● PROMPT: Starting at the line that has "Reproduce this chart" and stopping after the line that has "return np.column_stack([c[0] +", reproduce the listing below exactly; omit everything else.

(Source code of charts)
begin
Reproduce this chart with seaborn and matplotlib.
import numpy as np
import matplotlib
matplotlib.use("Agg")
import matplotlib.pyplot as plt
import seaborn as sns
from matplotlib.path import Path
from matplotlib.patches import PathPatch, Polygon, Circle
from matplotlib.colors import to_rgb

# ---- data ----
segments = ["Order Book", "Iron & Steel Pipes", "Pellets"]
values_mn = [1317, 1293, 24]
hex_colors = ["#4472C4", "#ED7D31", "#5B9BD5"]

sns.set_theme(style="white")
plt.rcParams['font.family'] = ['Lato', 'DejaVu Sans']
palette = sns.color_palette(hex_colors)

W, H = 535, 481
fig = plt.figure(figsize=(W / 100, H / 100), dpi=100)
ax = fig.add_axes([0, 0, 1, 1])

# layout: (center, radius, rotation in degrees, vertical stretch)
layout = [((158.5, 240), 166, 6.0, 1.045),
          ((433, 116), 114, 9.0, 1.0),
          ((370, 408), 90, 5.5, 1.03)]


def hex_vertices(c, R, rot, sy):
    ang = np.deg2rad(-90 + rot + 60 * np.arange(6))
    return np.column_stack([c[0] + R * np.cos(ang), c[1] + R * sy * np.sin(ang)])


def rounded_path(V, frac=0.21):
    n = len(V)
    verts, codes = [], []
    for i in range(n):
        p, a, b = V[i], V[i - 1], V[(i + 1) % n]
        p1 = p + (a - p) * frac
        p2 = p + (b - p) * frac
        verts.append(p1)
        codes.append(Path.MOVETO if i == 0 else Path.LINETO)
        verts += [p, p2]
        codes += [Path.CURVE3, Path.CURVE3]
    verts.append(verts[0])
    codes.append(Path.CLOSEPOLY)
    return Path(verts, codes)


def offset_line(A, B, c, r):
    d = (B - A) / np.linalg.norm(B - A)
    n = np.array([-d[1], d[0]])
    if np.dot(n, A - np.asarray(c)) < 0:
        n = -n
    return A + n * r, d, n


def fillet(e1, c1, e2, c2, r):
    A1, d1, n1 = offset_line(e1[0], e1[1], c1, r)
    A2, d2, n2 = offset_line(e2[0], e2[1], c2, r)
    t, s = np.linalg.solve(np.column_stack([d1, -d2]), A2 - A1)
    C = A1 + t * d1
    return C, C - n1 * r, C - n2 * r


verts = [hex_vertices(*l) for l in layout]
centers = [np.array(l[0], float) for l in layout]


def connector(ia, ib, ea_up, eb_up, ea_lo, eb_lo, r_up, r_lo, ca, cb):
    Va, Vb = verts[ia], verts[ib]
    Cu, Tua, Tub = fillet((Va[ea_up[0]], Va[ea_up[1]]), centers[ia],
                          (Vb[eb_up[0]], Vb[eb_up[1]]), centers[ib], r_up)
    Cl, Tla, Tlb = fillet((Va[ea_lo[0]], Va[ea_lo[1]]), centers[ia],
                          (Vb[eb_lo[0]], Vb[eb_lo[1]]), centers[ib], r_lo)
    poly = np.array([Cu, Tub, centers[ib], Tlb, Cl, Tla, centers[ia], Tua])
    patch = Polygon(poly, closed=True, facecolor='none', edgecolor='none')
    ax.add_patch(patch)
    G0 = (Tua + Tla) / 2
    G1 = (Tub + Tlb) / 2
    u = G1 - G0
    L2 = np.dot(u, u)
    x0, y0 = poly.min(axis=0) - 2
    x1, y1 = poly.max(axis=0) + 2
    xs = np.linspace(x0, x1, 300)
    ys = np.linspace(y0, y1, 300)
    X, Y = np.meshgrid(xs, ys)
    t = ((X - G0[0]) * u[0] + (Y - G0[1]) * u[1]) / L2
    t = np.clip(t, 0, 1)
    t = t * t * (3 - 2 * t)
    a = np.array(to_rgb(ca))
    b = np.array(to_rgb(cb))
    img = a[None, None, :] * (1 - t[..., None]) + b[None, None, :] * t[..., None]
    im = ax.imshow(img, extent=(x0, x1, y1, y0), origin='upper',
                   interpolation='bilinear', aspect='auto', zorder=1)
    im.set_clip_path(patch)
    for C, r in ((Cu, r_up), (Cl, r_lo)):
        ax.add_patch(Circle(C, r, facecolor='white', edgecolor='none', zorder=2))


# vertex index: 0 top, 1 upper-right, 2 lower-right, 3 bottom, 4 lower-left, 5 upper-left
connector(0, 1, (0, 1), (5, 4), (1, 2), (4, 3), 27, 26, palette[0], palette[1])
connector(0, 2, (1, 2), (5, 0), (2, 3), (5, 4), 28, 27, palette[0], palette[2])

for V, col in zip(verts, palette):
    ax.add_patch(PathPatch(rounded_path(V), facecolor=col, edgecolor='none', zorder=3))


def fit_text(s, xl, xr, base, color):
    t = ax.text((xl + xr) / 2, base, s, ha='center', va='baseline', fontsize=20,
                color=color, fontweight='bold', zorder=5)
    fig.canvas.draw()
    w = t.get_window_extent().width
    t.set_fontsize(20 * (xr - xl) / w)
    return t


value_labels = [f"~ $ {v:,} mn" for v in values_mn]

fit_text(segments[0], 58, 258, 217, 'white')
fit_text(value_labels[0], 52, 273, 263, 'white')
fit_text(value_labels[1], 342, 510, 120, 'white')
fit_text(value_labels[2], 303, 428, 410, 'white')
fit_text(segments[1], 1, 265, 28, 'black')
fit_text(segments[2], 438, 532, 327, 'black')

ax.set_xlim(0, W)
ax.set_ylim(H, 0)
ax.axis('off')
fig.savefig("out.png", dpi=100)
end
begin
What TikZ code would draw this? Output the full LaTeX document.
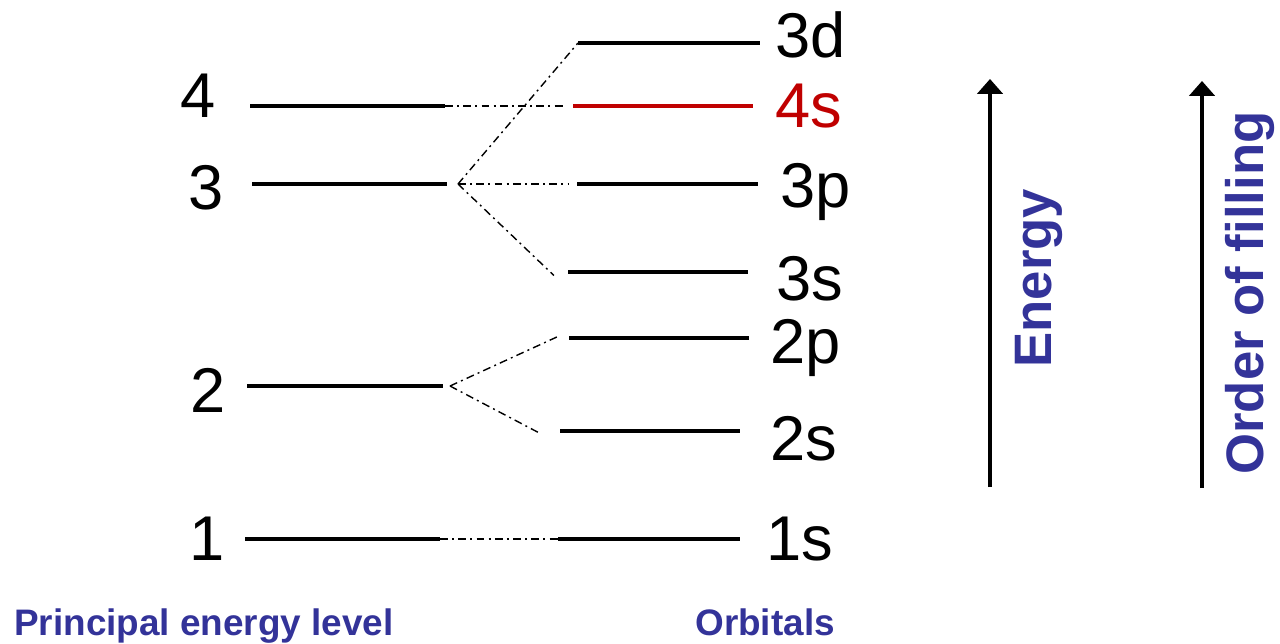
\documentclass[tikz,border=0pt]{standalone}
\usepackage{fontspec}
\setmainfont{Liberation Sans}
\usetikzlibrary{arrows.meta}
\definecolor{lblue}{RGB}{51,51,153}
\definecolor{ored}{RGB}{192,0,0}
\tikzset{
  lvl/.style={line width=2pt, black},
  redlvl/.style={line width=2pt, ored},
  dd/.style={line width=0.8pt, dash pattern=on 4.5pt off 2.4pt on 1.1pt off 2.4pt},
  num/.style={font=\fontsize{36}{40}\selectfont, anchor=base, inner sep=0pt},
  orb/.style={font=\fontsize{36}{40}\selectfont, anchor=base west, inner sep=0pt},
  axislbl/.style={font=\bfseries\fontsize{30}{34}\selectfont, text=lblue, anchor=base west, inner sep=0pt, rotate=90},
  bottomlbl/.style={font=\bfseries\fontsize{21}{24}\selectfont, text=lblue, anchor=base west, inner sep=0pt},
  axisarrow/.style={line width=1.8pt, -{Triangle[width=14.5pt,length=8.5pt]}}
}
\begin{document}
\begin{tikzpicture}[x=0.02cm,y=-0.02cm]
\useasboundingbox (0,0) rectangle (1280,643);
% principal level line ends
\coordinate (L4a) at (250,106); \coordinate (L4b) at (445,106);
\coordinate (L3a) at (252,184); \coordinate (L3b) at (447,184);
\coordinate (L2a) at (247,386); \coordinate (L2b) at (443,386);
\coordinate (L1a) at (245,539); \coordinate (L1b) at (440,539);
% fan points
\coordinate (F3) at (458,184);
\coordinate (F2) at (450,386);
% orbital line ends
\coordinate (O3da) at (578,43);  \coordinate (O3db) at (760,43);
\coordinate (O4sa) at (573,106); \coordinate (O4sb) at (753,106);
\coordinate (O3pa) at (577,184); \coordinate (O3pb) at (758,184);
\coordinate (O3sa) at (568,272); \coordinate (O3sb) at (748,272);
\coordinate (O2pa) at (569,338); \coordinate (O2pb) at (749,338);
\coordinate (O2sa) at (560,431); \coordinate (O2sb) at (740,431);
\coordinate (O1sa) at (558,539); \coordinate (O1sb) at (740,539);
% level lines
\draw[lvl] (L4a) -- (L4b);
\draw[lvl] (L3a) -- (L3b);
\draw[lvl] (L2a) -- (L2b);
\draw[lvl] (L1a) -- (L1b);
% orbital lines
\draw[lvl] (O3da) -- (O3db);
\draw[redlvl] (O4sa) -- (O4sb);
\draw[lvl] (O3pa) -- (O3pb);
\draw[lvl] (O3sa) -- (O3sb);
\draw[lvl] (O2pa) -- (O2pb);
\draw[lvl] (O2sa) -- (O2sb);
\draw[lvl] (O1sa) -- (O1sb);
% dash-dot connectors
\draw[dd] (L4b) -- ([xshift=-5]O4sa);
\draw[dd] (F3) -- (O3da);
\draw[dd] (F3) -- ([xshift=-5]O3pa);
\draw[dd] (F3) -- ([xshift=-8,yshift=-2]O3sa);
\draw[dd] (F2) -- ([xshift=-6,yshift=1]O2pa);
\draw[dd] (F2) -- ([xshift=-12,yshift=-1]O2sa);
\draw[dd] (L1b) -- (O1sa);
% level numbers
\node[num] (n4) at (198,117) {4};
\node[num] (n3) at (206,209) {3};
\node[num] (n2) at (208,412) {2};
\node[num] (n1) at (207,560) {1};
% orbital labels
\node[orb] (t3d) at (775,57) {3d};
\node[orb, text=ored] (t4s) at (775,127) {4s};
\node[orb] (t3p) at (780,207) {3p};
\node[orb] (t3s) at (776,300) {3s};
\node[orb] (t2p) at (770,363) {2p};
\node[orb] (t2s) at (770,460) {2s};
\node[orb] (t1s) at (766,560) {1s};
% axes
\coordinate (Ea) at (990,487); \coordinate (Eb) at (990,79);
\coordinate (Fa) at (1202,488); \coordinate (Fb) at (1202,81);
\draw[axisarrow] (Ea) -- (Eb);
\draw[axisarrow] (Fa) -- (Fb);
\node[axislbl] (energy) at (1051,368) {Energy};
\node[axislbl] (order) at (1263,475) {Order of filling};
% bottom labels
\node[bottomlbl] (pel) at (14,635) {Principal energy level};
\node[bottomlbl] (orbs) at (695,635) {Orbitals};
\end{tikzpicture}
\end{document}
end
● TASK ANSWER:
Reproduce this chart with seaborn and matplotlib.
import numpy as np
import matplotlib
matplotlib.use("Agg")
import matplotlib.pyplot as plt
import seaborn as sns
from matplotlib.path import Path
from matplotlib.patches import PathPatch, Polygon, Circle
from matplotlib.colors import to_rgb

# ---- data ----
segments = ["Order Book", "Iron & Steel Pipes", "Pellets"]
values_mn = [1317, 1293, 24]
hex_colors = ["#4472C4", "#ED7D31", "#5B9BD5"]

sns.set_theme(style="white")
plt.rcParams['font.family'] = ['Lato', 'DejaVu Sans']
palette = sns.color_palette(hex_colors)

W, H = 535, 481
fig = plt.figure(figsize=(W / 100, H / 100), dpi=100)
ax = fig.add_axes([0, 0, 1, 1])

# layout: (center, radius, rotation in degrees, vertical stretch)
layout = [((158.5, 240), 166, 6.0, 1.045),
          ((433, 116), 114, 9.0, 1.0),
          ((370, 408), 90, 5.5, 1.03)]


def hex_vertices(c, R, rot, sy):
    ang = np.deg2rad(-90 + rot + 60 * np.arange(6))
    return np.column_stack([c[0] + R * np.cos(ang), c[1] + R * sy * np.sin(ang)])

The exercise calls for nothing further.